Manfredi had published 14 books by the time this one came out. However, the text in the early parts of the novel is very lifeless despite the dramatic scenes being portrayed. It improves in the latter half of the book. I am not sure, not reading Italian, if this reflects the original text or was a result of the translation. However, it adds to that sense that this is all rather a tired premise that has been done so many times before and since. Perhaps if Manfredi is the first author of Roman military epics you come to, this would seem fine. For me, though, despite the author's credentials and an interesting premise, the book is weighed down by too many tropes to really sparkle for me.


Non-Fiction

'Europe in the Eighteenth Century 1713/1783' by M.S. [Matthew Smith] Anderson

This another of those general survey history books of the A General History of Europe series overseen by Professor Denis Hay in the 1960s-80s, that at some time, probably in the late 1980s, I bought quite a lot of second hand and they have sat in storage ever since. Sometimes such books can be laboured. Sometimes, as in the similar series I read in September: http://rooksmoor.blogspot.com/2021/09/books-i-read-in-september.html you find an author like J.R. Hale who really makes the text lively and engaging. Anderson proves to be somewhere in the middle. The period is a complex one, and explaining the end of the War of the Spanish Succession, let alone the Seven Years' War, the first global conflict and colonial rivalries of the various powers is not an easy task in a survey history book. Where Anderson does best is in looking at specific countries and their development in this period.

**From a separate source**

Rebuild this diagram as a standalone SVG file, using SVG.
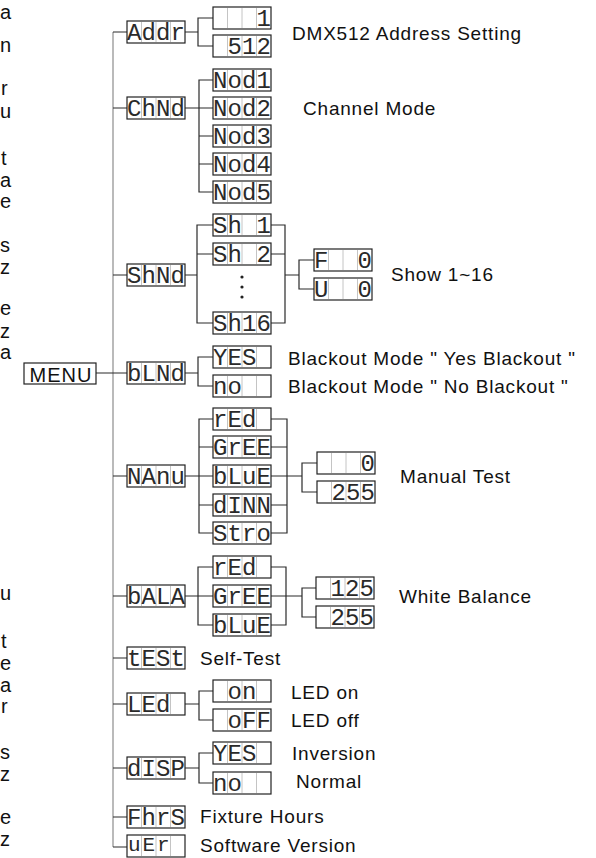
<svg xmlns="http://www.w3.org/2000/svg" xmlns:xlink="http://www.w3.org/1999/xlink" width="596" height="858" viewBox="0 0 596 858">
<style>
.lbl{font-family:"Liberation Sans",Arial,sans-serif;font-size:19px;letter-spacing:0.8px;fill:#111}
.frag{font-family:"Liberation Sans",Arial,sans-serif;font-size:20px;fill:#111}
.seg{font-family:"Liberation Mono","DejaVu Sans Mono",monospace;font-size:24px;fill:#2a2a2a;text-anchor:middle}
.con{fill:none;stroke:#2a2a2a;stroke-width:1.2}
.main{fill:none;stroke:#8c8c8c;stroke-width:1.2}
</style>
<defs>
<g id="d4"><rect x="0" y="0" width="58" height="22" fill="#fff" stroke="#222" stroke-width="1.2"/><path d="M14.5,1V21M29,1V21M43.5,1V21" stroke="#c4c4c4" stroke-width="1"/></g>
</defs>
<rect width="596" height="858" fill="#fff"/>

<g id="fragments" class="frag">
<text x="0" y="19">a</text><text x="0" y="52">n</text><text x="1" y="95">r</text><text x="0" y="118">u</text>
<text x="1" y="165">t</text><text x="0" y="187">a</text><text x="0" y="208">e</text><text x="0" y="252">s</text>
<text x="0" y="274">z</text><text x="0" y="315">e</text><text x="0" y="338">z</text><text x="0" y="359">a</text>
<text x="0" y="600">u</text><text x="1" y="648">t</text><text x="0" y="670">e</text><text x="0" y="692">a</text>
<text x="1" y="713">r</text><text x="0" y="759">s</text><text x="0" y="781">z</text><text x="0" y="824">e</text><text x="0" y="846">z</text>
</g>

<g id="connectors">
<path class="main" d="M113,32V847"/>
<path class="con" d="M96,373H113M113,32H127M113,108H127M113,275H127M113,373H127M113,476H127M113,596H127M113,658H127M113,704H127M113,768H127M113,817H127M113,847H127"/>
<path class="con" d="M185,32H198M213,18H198V46H213"/>
<path class="con" d="M185,108H213M213,80H199V192H213M199,136H213M199,164H213"/>
<path class="con" d="M185,275H197M213,225H197V323H213M197,254H213M271,225H285V323H271M271,254H285M285,275H299M314,260H299V289H314"/>
<path class="con" d="M185,373H198M213,357H198V386H213"/>
<path class="con" d="M185,476H213M213,419H199V533H213M199,447H213M199,505H213M271,419H287V533H271M271,447H287M271,476H302M271,505H287M317,463H302V492H317"/>
<path class="con" d="M185,596H213M213,567H198V625H213M271,567H286V625H271M271,596H302M316,588H302V617H316"/>
<path class="con" d="M185,704H199M213,691H199V720H213"/>
<path class="con" d="M185,768H199M213,753H199V783H213"/>
</g>

<g id="menu"><rect x="24" y="363" width="72" height="21" fill="#fff" stroke="#222" stroke-width="1.2"/><text x="61" y="382" class="lbl" text-anchor="middle" style="font-size:20px;letter-spacing:1px">MENU</text></g>

<g id="addr"><use xlink:href="#d4" x="127" y="21"/><text class="seg" x="134.25 148.75 163.25 177.75" y="40">Addr</text></g>
<g id="addr-1"><use xlink:href="#d4" x="213" y="7"/><text class="seg" x="263.75" y="26">1</text></g>
<g id="addr-512"><use xlink:href="#d4" x="213" y="35"/><text class="seg" x="234.75 249.25 263.75" y="54">512</text></g>
<text class="lbl" x="292" y="40">DMX512 Address Setting</text>

<g id="chnd"><use xlink:href="#d4" x="127" y="97"/><text class="seg" x="134.25 148.75 163.25 177.75" y="116">ChNd</text></g>
<g id="nod1"><use xlink:href="#d4" x="213" y="69"/><text class="seg" x="220.25 234.75 249.25 263.75" y="88">Nod1</text></g>
<g id="nod2"><use xlink:href="#d4" x="213" y="97"/><text class="seg" x="220.25 234.75 249.25 263.75" y="116">Nod2</text></g>
<g id="nod3"><use xlink:href="#d4" x="213" y="125"/><text class="seg" x="220.25 234.75 249.25 263.75" y="144">Nod3</text></g>
<g id="nod4"><use xlink:href="#d4" x="213" y="153"/><text class="seg" x="220.25 234.75 249.25 263.75" y="172">Nod4</text></g>
<g id="nod5"><use xlink:href="#d4" x="213" y="181"/><text class="seg" x="220.25 234.75 249.25 263.75" y="200">Nod5</text></g>
<text class="lbl" x="303" y="115">Channel Mode</text>

<g id="shnd"><use xlink:href="#d4" x="127" y="264"/><text class="seg" x="134.25 148.75 163.25 177.75" y="283">ShNd</text></g>
<g id="sh1"><use xlink:href="#d4" x="213" y="214"/><text class="seg" x="220.25 234.75 263.75" y="233">Sh1</text></g>
<g id="sh2"><use xlink:href="#d4" x="213" y="243"/><text class="seg" x="220.25 234.75 263.75" y="262">Sh2</text></g>
<g id="dots" fill="#222"><circle cx="242" cy="277" r="1.6"/><circle cx="242" cy="287" r="1.6"/><circle cx="242" cy="297" r="1.6"/></g>
<g id="sh16"><use xlink:href="#d4" x="213" y="312"/><text class="seg" x="220.25 234.75 249.25 263.75" y="331">Sh16</text></g>
<g id="show-f"><use xlink:href="#d4" x="314" y="249"/><text class="seg" x="321.25 364.75" y="268">F0</text></g>
<g id="show-u"><use xlink:href="#d4" x="314" y="278"/><text class="seg" x="321.25 364.75" y="297">U0</text></g>
<text class="lbl" x="391" y="281">Show 1~16</text>

<g id="blnd"><use xlink:href="#d4" x="127" y="362"/><text class="seg" x="134.25 148.75 163.25 177.75" y="381">bLNd</text></g>
<g id="bl-yes"><use xlink:href="#d4" x="213" y="346"/><text class="seg" x="220.25 234.75 249.25" y="365">YES</text></g>
<g id="bl-no"><use xlink:href="#d4" x="213" y="375"/><text class="seg" x="220.25 234.75" y="394">no</text></g>
<text class="lbl" x="288" y="365">Blackout Mode " Yes Blackout "</text>
<text class="lbl" x="288" y="393">Blackout Mode " No Blackout "</text>

<g id="nanu"><use xlink:href="#d4" x="127" y="465"/><text class="seg" x="134.25 148.75 163.25 177.75" y="484">NAnu</text></g>
<g id="m-red"><use xlink:href="#d4" x="213" y="408"/><text class="seg" x="220.25 234.75 249.25" y="427">rEd</text></g>
<g id="m-gree"><use xlink:href="#d4" x="213" y="436"/><text class="seg" x="220.25 234.75 249.25 263.75" y="455">GrEE</text></g>
<g id="m-blue"><use xlink:href="#d4" x="213" y="465"/><text class="seg" x="220.25 234.75 249.25 263.75" y="484">bLuE</text></g>
<g id="m-dimm"><use xlink:href="#d4" x="213" y="494"/><text class="seg" x="220.25 234.75 249.25 263.75" y="513">dINN</text></g>
<g id="m-stro"><use xlink:href="#d4" x="213" y="522"/><text class="seg" x="220.25 234.75 249.25 263.75" y="541">Stro</text></g>
<g id="m-0"><use xlink:href="#d4" x="317" y="452"/><text class="seg" x="367.75" y="471">0</text></g>
<g id="m-255"><use xlink:href="#d4" x="317" y="481"/><text class="seg" x="338.75 353.25 367.75" y="500">255</text></g>
<text class="lbl" x="400" y="483">Manual Test</text>

<g id="bala"><use xlink:href="#d4" x="127" y="585"/><text class="seg" x="134.25 148.75 163.25 177.75" y="604">bALA</text></g>
<g id="w-red"><use xlink:href="#d4" x="213" y="556"/><text class="seg" x="220.25 234.75 249.25" y="575">rEd</text></g>
<g id="w-gree"><use xlink:href="#d4" x="213" y="585"/><text class="seg" x="220.25 234.75 249.25 263.75" y="604">GrEE</text></g>
<g id="w-blue"><use xlink:href="#d4" x="213" y="614"/><text class="seg" x="220.25 234.75 249.25 263.75" y="633">bLuE</text></g>
<g id="w-125"><use xlink:href="#d4" x="316" y="577"/><text class="seg" x="337.75 352.25 366.75" y="596">125</text></g>
<g id="w-255"><use xlink:href="#d4" x="316" y="606"/><text class="seg" x="337.75 352.25 366.75" y="625">255</text></g>
<text class="lbl" x="399" y="603">White Balance</text>

<g id="test"><use xlink:href="#d4" x="127" y="647"/><text class="seg" x="134.25 148.75 163.25 177.75" y="666">tESt</text></g>
<text class="lbl" x="200" y="665">Self-Test</text>

<g id="led"><use xlink:href="#d4" x="127" y="693"/><text class="seg" x="134.25 148.75 163.25" y="712">LEd</text></g>
<g id="led-on"><use xlink:href="#d4" x="213" y="680"/><text class="seg" x="234.75 249.25" y="699">on</text></g>
<g id="led-off"><use xlink:href="#d4" x="213" y="709"/><text class="seg" x="234.75 249.25 263.75" y="728">oFF</text></g>
<text class="lbl" x="291" y="699">LED on</text>
<text class="lbl" x="291" y="727">LED off</text>

<g id="disp"><use xlink:href="#d4" x="127" y="757"/><text class="seg" x="134.25 148.75 163.25 177.75" y="776">dISP</text></g>
<g id="d-yes"><use xlink:href="#d4" x="213" y="742"/><text class="seg" x="220.25 234.75 249.25" y="761">YES</text></g>
<g id="d-no"><use xlink:href="#d4" x="213" y="772"/><text class="seg" x="220.25 234.75" y="791">no</text></g>
<text class="lbl" x="292" y="760">Inversion</text>
<text class="lbl" x="296" y="788">Normal</text>

<g id="fhrs"><use xlink:href="#d4" x="127" y="806"/><text class="seg" x="134.25 148.75 163.25 177.75" y="825">FhrS</text></g>
<text class="lbl" x="200" y="823">Fixture Hours</text>

<g id="uer"><use xlink:href="#d4" x="127" y="835"/><text class="seg" x="134.25 148.75 163.25" y="851" style="font-size:21px">uEr</text></g>
<text class="lbl" x="200" y="852">Software Version</text>
</svg>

Probably aware that France in the lead-up to the revolution which broke out six years after this book ends, gets a lot of coverage, he focuses a good deal on Russia, Poland, Prussia and the Habsburg lands. I found his explanation of the development of these countries and how they impacted on the rest of the continent well handled. He also includes Sweden, the Ottoman Empire and Spain, which again can get lost on the periphery, even when looking at a period such as this when they were important in the balance of power in Europe.

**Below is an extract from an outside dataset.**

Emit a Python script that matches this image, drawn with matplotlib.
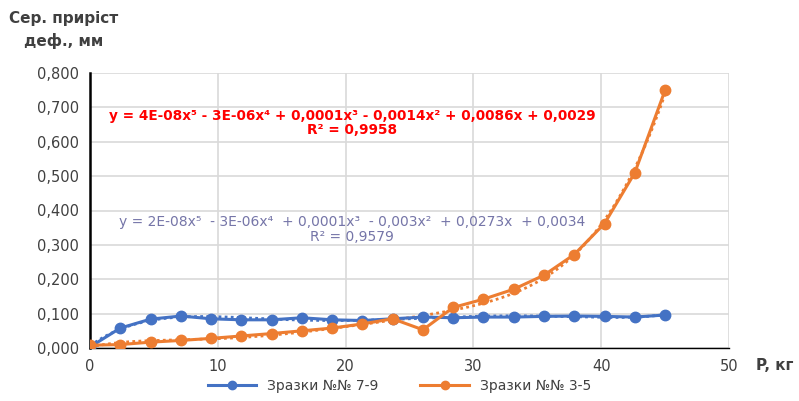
import numpy as np
import matplotlib
matplotlib.use("Agg")
import matplotlib.pyplot as plt
from matplotlib.ticker import FuncFormatter

x_vals = [0, 2.37, 4.74, 7.11, 9.47, 11.84, 14.21, 16.58, 18.95, 21.32,
          23.68, 26.05, 28.42, 30.79, 33.16, 35.53, 37.89, 40.26, 42.63, 45.0]
blue_vals = [0.003, 0.058, 0.084, 0.093, 0.085, 0.082, 0.082, 0.088, 0.082, 0.080,
             0.085, 0.090, 0.088, 0.090, 0.090, 0.092, 0.093, 0.092, 0.090, 0.096]
orange_vals = [0.008, 0.010, 0.017, 0.022, 0.028, 0.035, 0.042, 0.050, 0.058, 0.070,
               0.085, 0.053, 0.118, 0.142, 0.171, 0.212, 0.272, 0.362, 0.510, 0.750]
series_names = ["Зразки №№ 7-9", "Зразки №№ 3-5"]
eq_blue = "y = 2E-08x⁵  - 3E-06x⁴  + 0,0001x³  - 0,003x²  + 0,0273x  + 0,0034\nR² = 0,9579"
eq_orange = "y = 4E-08x⁵ - 3E-06x⁴ + 0,0001x³ - 0,0014x² + 0,0086x + 0,0029\nR² = 0,9958"

plt.rcParams['font.family'] = ['DejaVu Sans']
fig = plt.figure(figsize=(7.99, 4.01), dpi=100)
ax = fig.add_axes([90/799, 53/401, 639/799, 275/401])

blue = "#4472C4"
orange = "#ED7D31"
x = np.array(x_vals)
xs = np.linspace(0, 45, 300)
for vals, col, name in [(blue_vals, blue, series_names[0]), (orange_vals, orange, series_names[1])]:
    ax.plot(x, vals, color=col, lw=2.2, marker='o', ms=7.5, label=name, zorder=3)
    p = np.polyfit(x, vals, 5)
    ax.plot(xs, np.polyval(p, xs), color=col, lw=2, ls=(0, (1, 1.2)), zorder=2)

ax.set_xlim(0, 50)
ax.set_ylim(0, 0.8)
ax.set_xticks(range(0, 51, 10))
ax.set_yticks(np.arange(0, 0.81, 0.1))
ax.yaxis.set_major_formatter(FuncFormatter(lambda v, p: f"{v:.3f}".replace('.', ',')))
ax.grid(True, color="#d9d9d9", lw=1.2)
ax.set_axisbelow(True)
for s in ['top', 'right']:
    ax.spines[s].set_visible(False)
ax.spines['left'].set_color('black')
ax.spines['left'].set_linewidth(1.8)
ax.spines['bottom'].set_color('black')
ax.spines['bottom'].set_linewidth(1.0)
ax.tick_params(length=0, labelsize=10.5, colors='#404040', pad=8)

ax.text(0.41, 0.818, eq_orange, transform=ax.transAxes, ha='center', va='center',
        color='#FF0000', fontsize=9.8, fontweight='bold', linespacing=1.05)
ax.text(0.41, 0.43, eq_blue, transform=ax.transAxes, ha='center', va='center',
        color='#7575A8', fontsize=10, linespacing=1.05)

fig.text(64/799, 1 - 30/401, "Сер. приріст\nдеф., мм", ha='center', va='center',
         fontsize=11, fontweight='bold', color='#404040', linespacing=1.5)
fig.text(775/799, 1 - 365/401, "P, кг", ha='center', va='center',
         fontsize=11, fontweight='bold', color='#404040')

fig.legend(loc='center', bbox_to_anchor=(0.5, 1 - 386/401), ncol=2, frameon=False,
           fontsize=10, handlelength=3.5, columnspacing=3, labelcolor='#404040',
           markerscale=0.8)

fig.savefig("out.png", dpi=100)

While I have launched into the geo-political aspects, it is right to note that in fact these come after he h as explored the societies of Europe and shown how this period was one of developing but incomplete steps forward in terms of administering societies and beginning to shape them in a way which we would see as modern. He also does not neglect the cultural aspects and draws out distinctions in what we might see very broadly as culture of the time especially in terms of architecture and music. Indeed, much of this book whether political, administrative or cultural, emphasises just how complexly diverse Europe was at the time. To do that while largely not drowning the reader in masses of detail is quite an achievement. This might not be an impressive book, but for the large part, it is an effective book and I came away from it with a far greater sense of being an era of substantial transition these seventy years were.